The law with regard to quashing of the criminal proceedings arising out of FIR and criminal complaint is well- settled. Quashing is permissible in terms of principle laid down in the State of Haryana vs. Bhajan Lal AIR 1992 SC 604 and several subsequent judgments. Evidence at this stage cannot be appreciated. Sec. 278E of the Act provides that for prosecution of the offence under the Act which requires culpable state of mind on the part of accused the Court shall presume the existence of such mental state. It reads : Sec. 279(E). Presumption as to culpable mental state.—(1) in any prosecution for any offence under this Act which requires a culpable mental state on the part of the accused, the Court shall presume the existence of such mental state but it shall be a defence for the accused to prove the fact that he had no such mental state with respect to the act charged as an offence in that prosecution. Explanation : In this sub-section, “culpable mental state” includes intention, motive or knowledge of a fact or belief in, or reasons to believes, a fact. (2) For the purposes of this section, a fact is said to be proved only when the Court believes it to exist beyond reasonable doubt and not merely when its existence is established by a preponderance of probability.”

The rule of evidence thus stands changed by the above section. In the prosecution for an offence under the Act it is for the accused to prove his defence, which he can do by cross-examining the prosecution witnesses or by leading defence evidence.

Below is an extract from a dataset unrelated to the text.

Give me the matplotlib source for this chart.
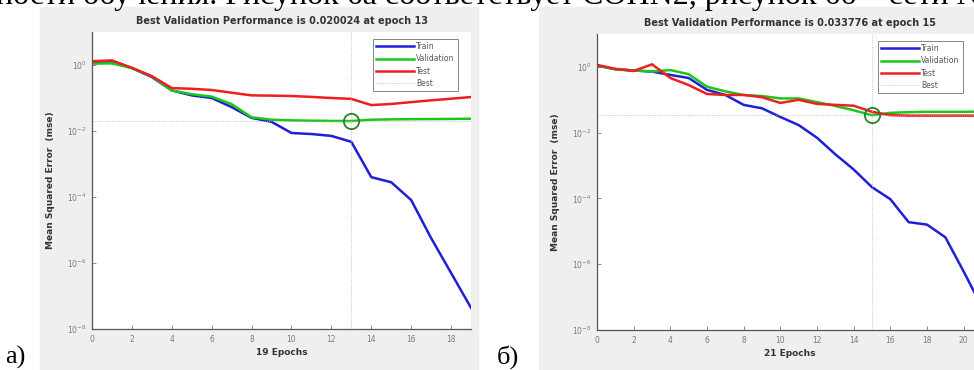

6. I have been taken through the allegations made in the complaint and the supporting documents. At this stage taking the allegations made in the complaint on their face value and accepting the same in entirety, it cannot be said that, prima facie, the offence alleged is not made out against the petitioners. The detailed examination of the allegations and the documents is being avoided as the trial is yet to commence.

For the forgoing reasons, I find no merit in the petition and the same is dismissed. Trial Court record be sent back forthwith. Any observations made herein shall not affect the merits of the case.